*Exercise prompt*. Starting with the first line of the listing, quote each line exactly until and including the one with "from matplotlib.ticker import MultipleLocator", leaving pictures out.
begin Record list
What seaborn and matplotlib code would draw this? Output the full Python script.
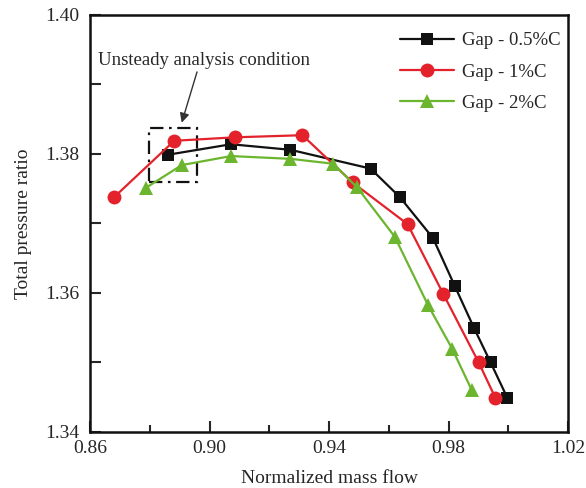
import matplotlib
matplotlib.use("Agg")
import matplotlib.pyplot as plt
import seaborn as sns
import pandas as pd
from matplotlib.patches import Rectangle
from matplotlib.ticker import MultipleLocator

# ---- data ----
labels = ["Gap - 0.5%C", "Gap - 1%C", "Gap - 2%C"]
x_05 = [0.8862, 0.9072, 0.9271, 0.9539, 0.9637, 0.9748, 0.9821, 0.9886, 0.9941, 0.9997]
y_05 = [1.3799, 1.3814, 1.3806, 1.3779, 1.3738, 1.3679, 1.3610, 1.3549, 1.3500, 1.3449]
x_1 = [0.8681, 0.8882, 0.9086, 0.9311, 0.9479, 0.9663, 0.9782, 0.9901, 0.9957]
y_1 = [1.3738, 1.3819, 1.3824, 1.3827, 1.3759, 1.3699, 1.3599, 1.3500, 1.3449]
x_2 = [0.8786, 0.8907, 0.9072, 0.9271, 0.9414, 0.9494, 0.9620, 0.9732, 0.9812, 0.9877]
y_2 = [1.3751, 1.3784, 1.3797, 1.3793, 1.3786, 1.3752, 1.3681, 1.3582, 1.3520, 1.3461]
x_ticks = [0.86, 0.90, 0.94, 0.98, 1.02]
y_ticks = [1.34, 1.36, 1.38, 1.40]

frames = []
for lab, xs, ys in zip(labels, [x_05, x_1, x_2], [y_05, y_1, y_2]):
    frames.append(pd.DataFrame({"flow": xs, "ratio": ys, "case": lab,
                                "order": range(len(xs))}))
df = pd.concat(frames, ignore_index=True)

sns.set_style("ticks")
plt.rcParams["font.family"] = ["Liberation Serif", "DejaVu Serif"]
plt.rcParams["mathtext.fontset"] = "stix"

fig = plt.figure(figsize=(5.86, 4.88), dpi=100)
ax = fig.add_axes([0.1536, 0.1148, 0.8157, 0.8545])

palette = {labels[0]: "#111111", labels[1]: "#e3222b", labels[2]: "#6cb52f"}
markers = {labels[0]: "s", labels[1]: "o", labels[2]: "^"}
sizes = {labels[0]: 8, labels[1]: 10, labels[2]: 10}

for lab in labels:
    sub = df[df["case"] == lab]
    sns.lineplot(data=sub, x="flow", y="ratio", color=palette[lab], marker=markers[lab],
                 markersize=sizes[lab], markeredgewidth=0, linewidth=1.6, sort=False,
                 estimator=None, ax=ax, label=lab)

ax.set_xlim(0.86, 1.02)
ax.set_ylim(1.34, 1.40)
ax.set_xticks(x_ticks)
ax.set_xticklabels([f"{v:.2f}" for v in x_ticks])
ax.xaxis.set_minor_locator(MultipleLocator(0.02))
ax.set_yticks(y_ticks)
ax.set_yticklabels([f"{v:.2f}" for v in y_ticks])
ax.yaxis.set_minor_locator(MultipleLocator(0.01))
ax.tick_params(axis="both", which="major", direction="in", length=8, width=1.5,
               labelsize=14)
ax.tick_params(axis="y", which="major", pad=8)
ax.tick_params(axis="x", which="major", pad=6)
ax.tick_params(axis="x", which="minor", direction="in", length=5, width=1.5)
ax.tick_params(axis="y", which="minor", direction="in", length=8, width=1.5)
for s in ax.spines.values():
    s.set_linewidth(1.8)
    s.set_color("#111111")

ax.set_xlabel("Normalized mass flow", fontsize=14, labelpad=9)
ax.set_ylabel("Total pressure ratio", fontsize=14, labelpad=9)

# dash-dot box
ax.add_patch(Rectangle((0.8798, 1.3760), 0.0161, 0.0078, fill=False,
                       linestyle=(0, (6, 2.5, 1.2, 2.5)), linewidth=1.6, edgecolor="#111111"))
ax.annotate("Unsteady analysis condition", xy=(0.8907, 1.3845), xytext=(0.8628, 1.3935),
            fontsize=13.5, va="center", ha="left",
            arrowprops=dict(arrowstyle="-|>", color="#333333", lw=1.0,
                            shrinkA=0, shrinkB=0, mutation_scale=14,
                            relpos=(0.47, 0.0)))

ax.legend(loc="upper right", bbox_to_anchor=(1.012, 0.99), frameon=False, fontsize=13.5,
          handlelength=2.9, handletextpad=0.4, labelspacing=0.75, borderaxespad=0.3)

fig.savefig("out.png", dpi=100)
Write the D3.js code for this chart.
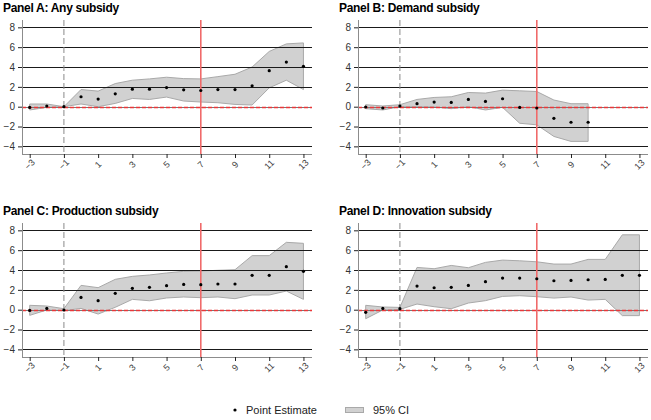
<!DOCTYPE html>
<html><head><meta charset="utf-8">
<script src="https://cdn.jsdelivr.net/npm/d3@7"></script>
<style>body{margin:0;background:#fff;} svg{display:block;font-family:"Liberation Sans",Arial,sans-serif;}</style>
</head><body><svg id="c" width="651" height="420"></svg>
<script>
const periods = [-3,-2,-1,0,1,2,3,4,5,6,7,8,9,10,11,12,13];
const xTicks = [-3,-1,1,3,5,7,9,11,13];
const yTicks = [-4,-2,0,2,4,6,8];
const titles = ["Panel A: Any subsidy","Panel B: Demand subsidy","Panel C: Production subsidy","Panel D: Innovation subsidy"];

const estA = [-0.07,0.07,0,1.0,0.77,1.3,1.77,1.77,1.93,1.7,1.63,1.73,1.73,2.1,3.63,4.5,4.07];
const upA  = [0.27,0.27,0,1.73,1.57,2.33,2.67,2.8,2.97,2.83,2.8,3.03,3.27,4.0,5.57,6.33,6.43];
const loA  = [-0.33,-0.07,0,0.27,0,0.33,0.83,0.73,0.97,0.57,0.47,0.4,0.23,0.17,1.9,2.67,1.73];

const estB = [-0.03,-0.13,0.07,0.3,0.47,0.43,0.73,0.53,0.8,-0.07,-0.13,-1.17,-1.57,-1.57];
const upB  = [0.2,0.07,0.2,0.73,0.93,1.0,1.43,1.37,1.67,1.6,1.53,0.67,0.3,0.3];
const loB  = [-0.2,-0.33,0,0,-0.03,-0.2,0,-0.33,-0.07,-1.67,-1.83,-3.0,-3.5,-3.5];

const estC = [-0.07,0.13,-0.03,1.24,0.91,1.65,2.15,2.25,2.42,2.55,2.52,2.59,2.59,3.46,3.46,4.34,3.87];
const upC  = [0.44,0.37,0.1,2.45,2.22,3.06,3.36,3.5,3.7,3.87,3.9,3.97,4.03,5.45,5.45,6.79,6.69];
const loC  = [-0.57,-0.03,-0.1,0.13,-0.44,0.24,1.04,0.9,1.18,1.28,1.21,1.28,1.11,1.48,1.48,1.88,1.04];

const estD = [-0.27,0.13,0.1,2.38,2.21,2.25,2.45,2.82,3.19,3.19,3.12,2.92,2.95,3.02,3.05,3.46,3.46];
const upD  = [0.44,0.27,0.23,4.26,4.13,4.46,4.23,4.77,5.0,4.93,4.83,4.6,4.6,5.07,5.07,7.55,7.55];
const loD  = [-0.91,-0.03,0.03,0.57,0.3,0.1,0.67,0.91,1.34,1.41,1.31,1.17,1.28,0.97,1.04,-0.6,-0.6];

const legendLabels = ["Point Estimate","95% CI"];

const panels = [
  {title:titles[0], est:estA, up:upA, lo:loA, x0:22,  top:20},
  {title:titles[1], est:estB, up:upB, lo:loB, x0:358, top:20},
  {title:titles[2], est:estC, up:upC, lo:loC, x0:22,  top:223},
  {title:titles[3], est:estD, up:upD, lo:loD, x0:358, top:223}
];

const svg = d3.select("#c");
const W = 290, H = 134;
const bandFill = "#d1d1d1", bandStroke = "#a9a9a9";

panels.forEach(p => {
  const x = d3.scaleLinear().domain([-3.45,13.5]).range([p.x0, p.x0+W]);
  const y = d3.scaleLinear().domain([-4.77,8.74]).range([p.top+H, p.top]);
  const g = svg.append("g");
  const data = p.est.map((v,i)=>({t:periods[i], e:v, u:p.up[i], l:p.lo[i]}));

  g.append("text").attr("x", p.x0-19).attr("y", p.top-8)
    .attr("font-size", 12).attr("font-weight","bold").attr("fill","#000")
    .attr("letter-spacing","-0.3").text(p.title);

  // band
  g.append("path").datum(data)
    .attr("d", d3.area().x(d=>x(d.t)).y0(d=>y(d.l)).y1(d=>y(d.u)))
    .attr("fill", bandFill).attr("stroke", bandStroke).attr("stroke-width",1);

  // gridlines
  g.selectAll(".grid").data(yTicks).enter().append("line")
    .attr("x1", p.x0).attr("x2", p.x0+W)
    .attr("y1", d=>Math.round(y(d))+0.5).attr("y2", d=>Math.round(y(d))+0.5)
    .attr("stroke", d=> d===0 ? "#777" : "#1a1a1a").attr("stroke-width", 1);

  // red dashed zero line
  g.append("line").attr("x1", p.x0).attr("x2", p.x0+W)
    .attr("y1", Math.round(y(0))+0.5).attr("y2", Math.round(y(0))+0.5)
    .attr("stroke", "#e8383a").attr("stroke-width", 1.3).attr("stroke-dasharray","4,2");

  // vertical dashed at -1
  g.append("line").attr("x1", x(-1)).attr("x2", x(-1))
    .attr("y1", p.top).attr("y2", p.top+H)
    .attr("stroke", "#8a8a8a").attr("stroke-width", 1).attr("stroke-dasharray","6,3");

  // red vertical at 7
  g.append("line").attr("x1", x(7)).attr("x2", x(7))
    .attr("y1", p.top).attr("y2", p.top+H)
    .attr("stroke", "#f06a6a").attr("stroke-width", 1.6);

  // points
  g.selectAll(".pt").data(data).enter().append("circle")
    .attr("cx", d=>x(d.t)).attr("cy", d=>y(d.e)).attr("r", 1.6).attr("fill","#000");

  // axes
  const ya = g.append("g").attr("transform", `translate(${p.x0},0)`)
    .call(d3.axisLeft(y).tickValues(yTicks).tickSize(4).tickPadding(3).tickFormat(d3.format("d")));
  ya.select(".domain").attr("stroke","#8c8c8c").attr("d", `M0.5,${p.top}V${p.top+H+0.5}`);
  ya.selectAll(".tick line").attr("stroke","#222");
  ya.selectAll(".tick text").attr("font-size",10).attr("fill","#333").attr("font-family","Liberation Sans, Arial, sans-serif");

  const xa = g.append("g").attr("transform", `translate(0,${p.top+H})`)
    .call(d3.axisBottom(x).tickValues(xTicks).tickSize(4).tickFormat(d3.format("d")));
  xa.select(".domain").attr("stroke","#8c8c8c").attr("d", `M${p.x0},0.5H${p.x0+W}`);
  xa.selectAll(".tick line").attr("stroke","#222");
  xa.selectAll(".tick text").attr("font-size",9).attr("fill","#444")
    .attr("font-family","Liberation Sans, Arial, sans-serif")
    .attr("text-anchor","middle").attr("dy",null).attr("y",null)
    .attr("transform","translate(0,11) rotate(-45)").attr("dominant-baseline","middle");
});

// legend
const lg = svg.append("g");
lg.append("circle").attr("cx",235).attr("cy",410).attr("r",1.6).attr("fill","#000");
lg.append("text").attr("x",246).attr("y",414).attr("font-size",11).attr("fill","#222").text(legendLabels[0]);
lg.append("rect").attr("x",345.5).attr("y",407.5).attr("width",18).attr("height",5)
  .attr("fill",bandFill).attr("stroke",bandStroke);
lg.append("text").attr("x",373).attr("y",414).attr("font-size",11).attr("fill","#222").text(legendLabels[1]);
</script></body></html>
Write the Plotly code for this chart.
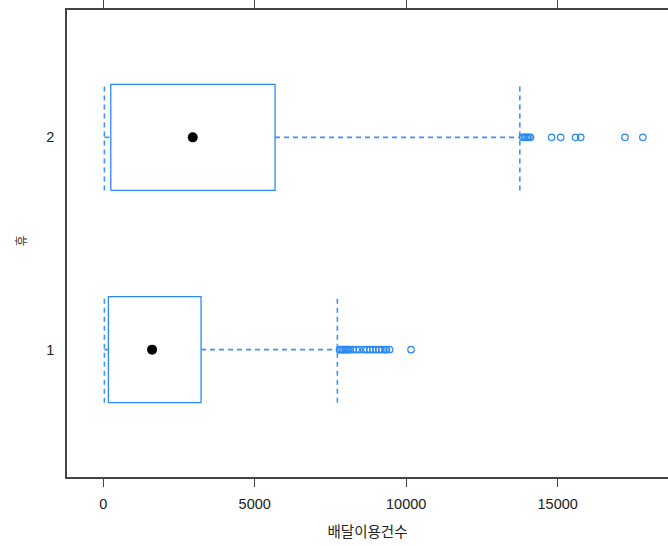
end Record list
*Response*.
What seaborn and matplotlib code would draw this? Output the full Python script.
import matplotlib
matplotlib.use("Agg")
import matplotlib.pyplot as plt
import seaborn as sns
import pandas as pd
from matplotlib.patches import Rectangle
from matplotlib.ticker import MultipleLocator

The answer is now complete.